Description
Given the root of a binary tree and an integer targetSum, return all root-to-leaf paths where the sum of the node values in the path equals targetSum. Each path should be returned as a list of the node values, not node references.

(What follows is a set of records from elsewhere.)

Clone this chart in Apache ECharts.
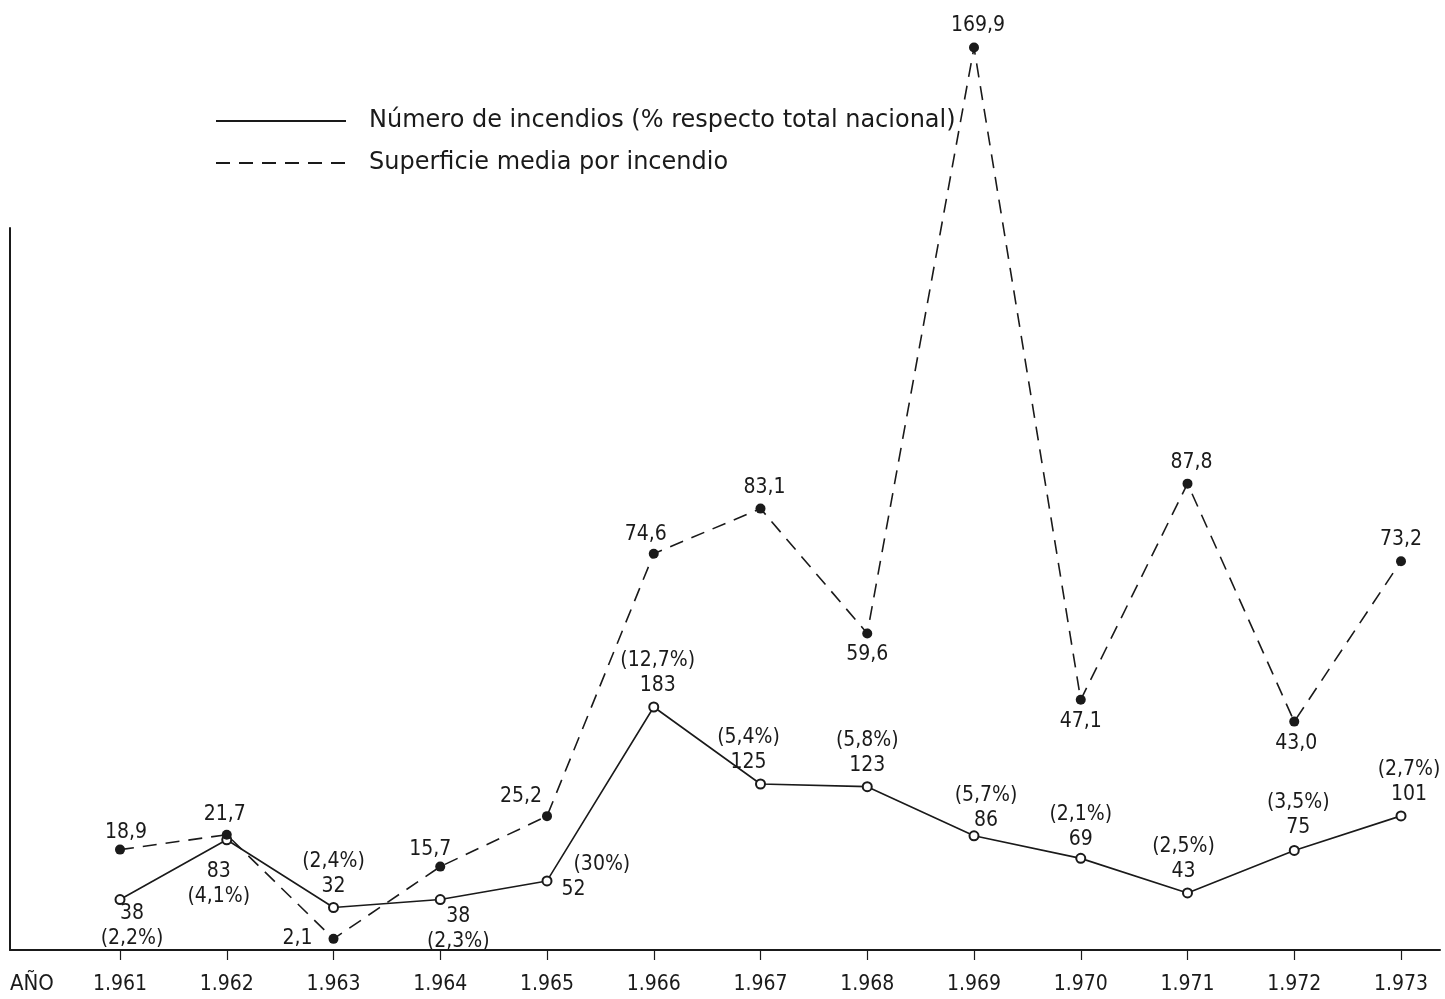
<!DOCTYPE html>
<html>
<head>
<meta charset="utf-8">
<script src="https://cdn.jsdelivr.net/npm/echarts@6/dist/echarts.min.js"></script>
<style>
  html, body { margin: 0; padding: 0; background: #fff; }
  #chart { width: 1445px; height: 999px; }
</style>
</head>
<body>
<div id="chart"></div>
<script>
const years = ["1.961", "1.962", "1.963", "1.964", "1.965", "1.966", "1.967", "1.968", "1.969", "1.970", "1.971", "1.972", "1.973"];
// número de incendios y su % respecto al total nacional
const fires = [38, 83, 32, 38, 52, 183, 125, 123, 86, 69, 43, 75, 101];
const firePct = ["2,2", "4,1", "2,4", "2,3", "30", "12,7", "5,4", "5,8", "5,7", "2,1", "2,5", "3,5", "2,7"];
// superficie media por incendio
const area = [18.9, 21.7, 2.1, 15.7, 25.2, 74.6, 83.1, 59.6, 169.9, 47.1, 87.8, 43.0, 73.2];

const ink = "#1a1a1a";
const font = "'DejaVu Sans Condensed', 'Liberation Sans Narrow', 'Roboto', sans-serif";
const legendFont = "'DejaVu Sans', 'Noto Sans', sans-serif";

// where each label sits around its point
const fireLabelPlace = [
  { position: "bottom", offset: [12, -9], below: true },
  { position: "bottom", offset: [-8, 9], below: true },
  { position: "top", offset: [0, 2] },
  { position: "bottom", offset: [18, -6], below: true },
  { position: "right", offset: [4, -4], side: true },
  { position: "top", offset: [4, 2] },
  { position: "top", offset: [-12, 2] },
  { position: "top", offset: [0, 2] },
  { position: "top", offset: [12, 8] },
  { position: "top", offset: [0, 4] },
  { position: "top", offset: [-4, 2] },
  { position: "top", offset: [4, 0] },
  { position: "top", offset: [8, 2] }
];
const areaLabelPlace = [
  { position: "top", offset: [6, 4] },
  { position: "top", offset: [-2, 1] },
  { position: "left", offset: [-10, 0] },
  { position: "top", offset: [-10, 4] },
  { position: "top", offset: [-26, 2] },
  { position: "top", offset: [-8, 2] },
  { position: "top", offset: [4, 0] },
  { position: "bottom", offset: [0, 0] },
  { position: "top", offset: [4, 0] },
  { position: "bottom", offset: [0, 0] },
  { position: "top", offset: [4, 0] },
  { position: "bottom", offset: [2, 0] },
  { position: "top", offset: [0, 0] }
];

const fireData = fires.map((v, i) => {
  const p = fireLabelPlace[i];
  let text;
  if (p.below) text = v + "\n(" + firePct[i] + "%)";
  else if (p.side) text = "  (" + firePct[i] + "%)\n" + v;
  else text = "(" + firePct[i] + "%)\n" + v;
  return {
    value: v,
    label: { position: p.position, offset: p.offset, formatter: text, align: p.side ? "left" : "center" }
  };
});
const areaData = area.map((v, i) => {
  const p = areaLabelPlace[i];
  return {
    value: v,
    label: { position: p.position, offset: p.offset, formatter: v.toFixed(1).replace(".", ",") }
  };
});

const chart = echarts.init(document.getElementById("chart"));
chart.setOption({
  animation: false,
  backgroundColor: "#fff",
  textStyle: { fontFamily: font, color: ink },
  legend: {
    orient: "vertical",
    left: 210,
    top: 104,
    itemWidth: 130,
    itemHeight: 20,
    itemGap: 18,
    itemStyle: { opacity: 0 },
    textStyle: { fontSize: 24, color: ink, fontFamily: legendFont, padding: [0, 0, 0, 18] },
    data: ["Número de incendios (% respecto total nacional)", "Superficie media por incendio"]
  },
  graphic: [{
    type: "text",
    left: 10,
    top: 973,
    style: { text: "AÑO", fontSize: 22, fill: ink, fontFamily: font }
  }],
  grid: [
    { left: 120, right: 44, top: 47, bottom: 49 },
    { left: 10, right: 5, top: 228, bottom: 49 }
  ],
  xAxis: [{
    type: "category",
    gridIndex: 0,
    data: years,
    boundaryGap: false,
    axisLine: { show: false },
    axisTick: { show: true, length: 10, lineStyle: { color: ink, width: 1.2 } },
    axisLabel: { fontSize: 21, color: ink, margin: 24, fontFamily: font }
  }, {
    type: "category",
    gridIndex: 1,
    data: [],
    axisLine: { show: true, onZero: false, lineStyle: { color: ink, width: 2 } },
    axisTick: { show: false },
    axisLabel: { show: false }
  }],
  yAxis: [{
    type: "value",
    gridIndex: 0,
    min: 0,
    max: 170,
    show: false
  }, {
    type: "value",
    gridIndex: 0,
    min: 0,
    max: 680,
    show: false
  }, {
    type: "value",
    gridIndex: 1,
    min: 0,
    max: 1,
    axisLine: { show: true, lineStyle: { color: ink, width: 2 } },
    axisTick: { show: false },
    axisLabel: { show: false },
    splitLine: { show: false }
  }],
  series: [{
    name: "Número de incendios (% respecto total nacional)",
    type: "line",
    xAxisIndex: 0,
    yAxisIndex: 1,
    data: fireData,
    symbol: "emptyCircle",
    symbolSize: 9,
    z: 3,
    lineStyle: { color: ink, width: 1.6 },
    itemStyle: { color: ink, borderWidth: 1.4 },
    label: { show: true, fontSize: 21, color: ink, lineHeight: 25, fontFamily: font }
  }, {
    name: "Superficie media por incendio",
    type: "line",
    xAxisIndex: 0,
    yAxisIndex: 0,
    data: areaData,
    symbol: "circle",
    symbolSize: 10,
    lineStyle: { color: ink, width: 1.6, type: [14, 9] },
    itemStyle: { color: ink },
    label: { show: true, fontSize: 21, color: ink, fontFamily: font, distance: 6 }
  }]
});
</script>
</body>
</html>
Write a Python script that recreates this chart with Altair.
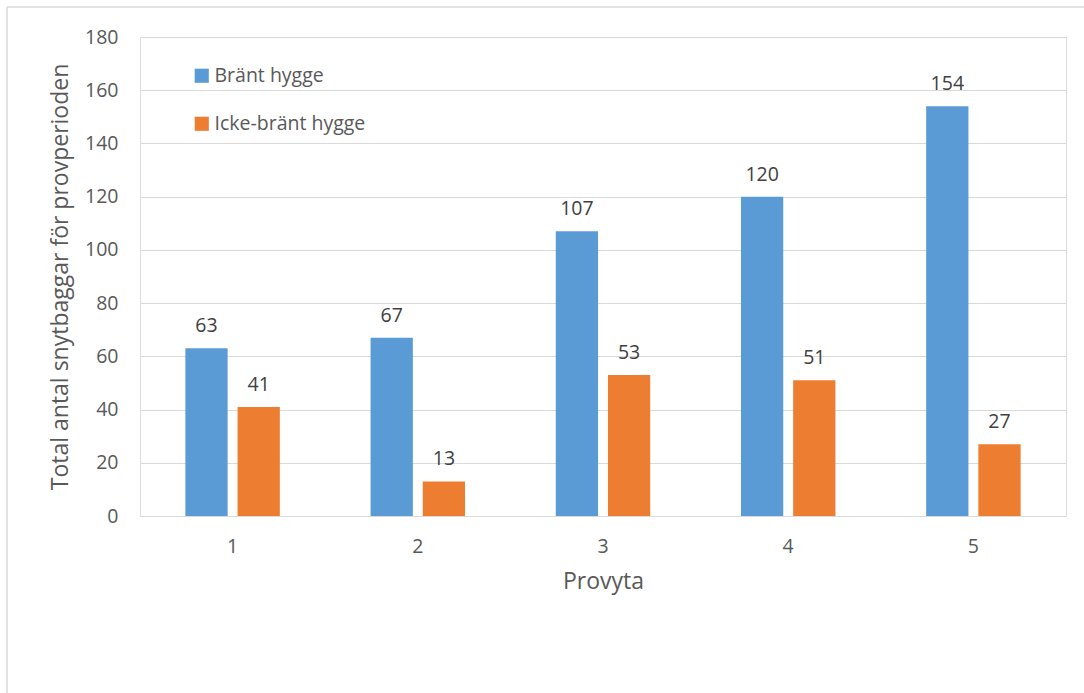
import altair as alt
import pandas as pd

provyta = ["1", "2", "3", "4", "5"]
brant = [63, 67, 107, 120, 154]
icke_brant = [41, 13, 53, 51, 27]
series_names = ["Bränt hygge", "Icke-bränt hygge"]
colors = ["#5B9BD5", "#ED7D31"]

rows = []
for i, p in enumerate(provyta):
    rows.append({"Provyta": p, "Serie": series_names[0], "Antal": brant[i]})
    rows.append({"Provyta": p, "Serie": series_names[1], "Antal": icke_brant[i]})
df = pd.DataFrame(rows)

FONT = "Open Sans"
W, H = 926, 479
LBL = 19.5
TTL = 23

base = alt.Chart(df).encode(
    x=alt.X("Provyta:N", sort=provyta,
            scale=alt.Scale(paddingInner=0.49, paddingOuter=0.245),
            axis=alt.Axis(title="Provyta", labelAngle=0, ticks=False,
                          domainColor="#D9D9D9", labelPadding=21,
                          labelFontSize=LBL, labelColor="#595959",
                          titleFontSize=TTL, titleColor="#595959",
                          titleFontWeight="normal", titlePadding=15,
                          labelFont=FONT, titleFont=FONT)),
    xOffset=alt.XOffset("Serie:N", sort=series_names,
                        scale=alt.Scale(paddingInner=0.19)),
    y=alt.Y("Antal:Q",
            scale=alt.Scale(domain=[0, 180], nice=False),
            axis=alt.Axis(title="Total antal snytbaggar för provperioden",
                          values=list(range(0, 181, 20)), ticks=False,
                          domain=False, gridColor="#D9D9D9", labelPadding=22,
                          labelFontSize=LBL, labelColor="#595959",
                          titleFontSize=TTL, titleColor="#595959",
                          titleFontWeight="normal", titlePadding=12,
                          labelFont=FONT, titleFont=FONT)),
)

bars = base.mark_bar().encode(
    color=alt.Color("Serie:N", sort=series_names,
                    scale=alt.Scale(domain=series_names, range=colors),
                    legend=alt.Legend(title=None, orient="none",
                                      legendX=52, legendY=29,
                                      symbolType="square", symbolSize=200,
                                      symbolStrokeWidth=0,
                                      labelFontSize=LBL, labelColor="#595959",
                                      labelFont=FONT, rowPadding=27,
                                      labelOffset=3))
)

labels = base.mark_text(baseline="bottom", dy=-12, fontSize=LBL,
                        color="#404040", font=FONT).encode(
    text=alt.Text("Antal:Q")
)

frame = alt.Data(values=[{}])
border_top = alt.Chart(frame).mark_rule(color="#D9D9D9", strokeWidth=1.5).encode(
    x=alt.value(-133), x2=alt.value(W + 18), y=alt.value(-30)
)
border_left = alt.Chart(frame).mark_rule(color="#D9D9D9", strokeWidth=1.5).encode(
    x=alt.value(-133), y=alt.value(-30), y2=alt.value(H + 177)
)

chart = alt.layer(border_top, border_left, bars, labels).properties(
    width=W, height=H,
    autosize=alt.AutoSizeParams(type="none"),
    padding={"left": 140, "top": 37, "right": 18, "bottom": 177},
).configure_view(stroke=None).configure(background="white")

chart.save("out.html", embed_options={"renderer": "svg", "actions": False})
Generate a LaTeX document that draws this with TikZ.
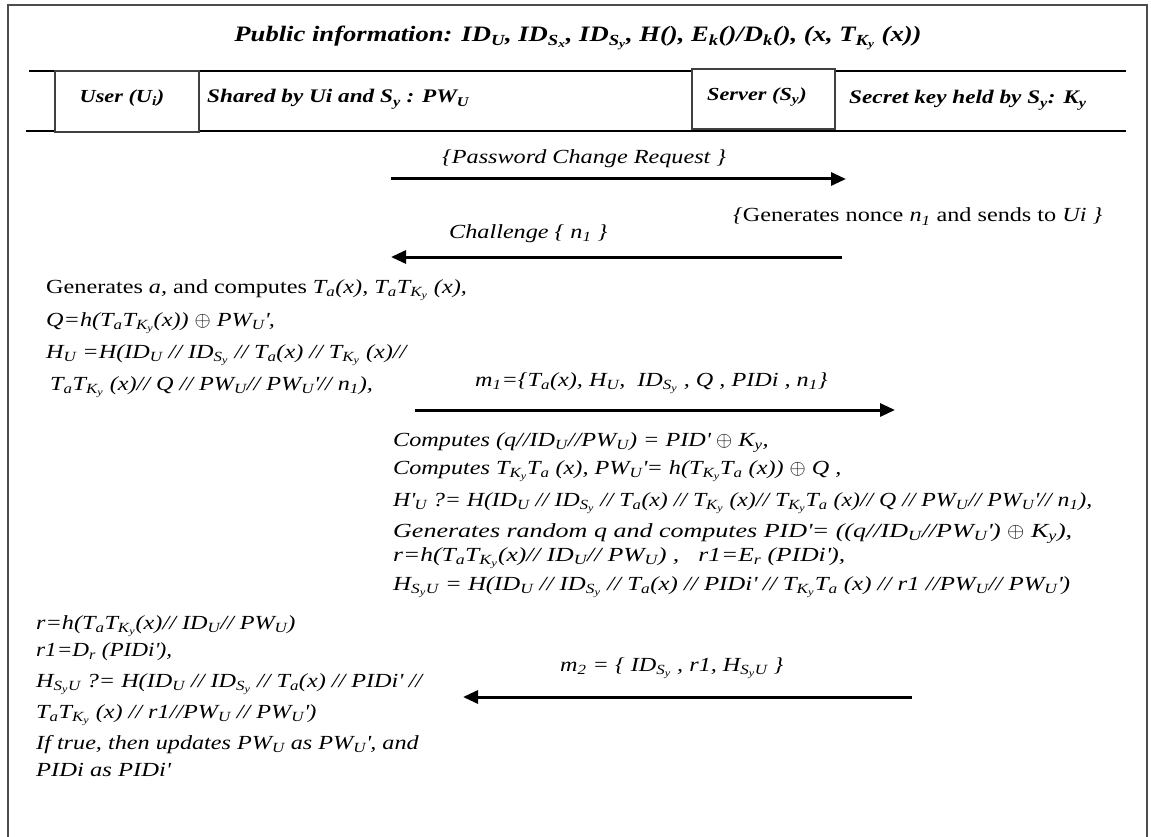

A root-to-leaf path is a path starting from the root and ending at any leaf node. A leaf is a node with no children.
Example 1:
Input: root = [5,4,8,11,null,13,4,7,2,null,null,5,1], targetSum = 22 Output: [[5,4,11,2],[5,8,4,5]] Explanation: There are two paths whose sum equals targetSum: 5 + 4 + 11 + 2 = 22 5 + 8 + 4 + 5 = 22
Example 2:
Input: root = [1,2,3], targetSum = 5 Output: []
Example 3:
Input: root = [1,2], targetSum = 0 Output: []
Constraints:
- The number of nodes in the tree is in the range
[0, 5000]. -1000 <= Node.val <= 1000-1000 <= targetSum <= 1000
Code
只是 Path Sum 加上印出 path 而已。
/**
* Definition for a binary tree node.
* struct TreeNode {
* int val;
* TreeNode *left;
* TreeNode *right;
* TreeNode() : val(0), left(nullptr), right(nullptr) {}
* TreeNode(int x) : val(x), left(nullptr), right(nullptr) {}
* TreeNode(int x, TreeNode *left, TreeNode *right) : val(x), left(left), right(right) {}
* };
*/
class Solution {
public:
vector<vector<int>> pathSum(TreeNode* root, int targetSum) {
vector<vector<int>> paths;
vector<int> path;
dfs(root, paths, path, targetSum);
return paths;
}
void dfs(TreeNode* node, vector<vector<int>>& paths, vector<int> path, int targetSum) {
if(!node) return;
if(!node->left && !node->right) {
if(targetSum == node->val) {
path.push_back(node->val);
paths.push_back(path);
}
return;
}
targetSum -= node->val;
path.push_back(node->val);
if(node->left)
dfs(node->left, paths, path, targetSum);
if(node->right)
dfs(node->right, paths, path, targetSum);
}
};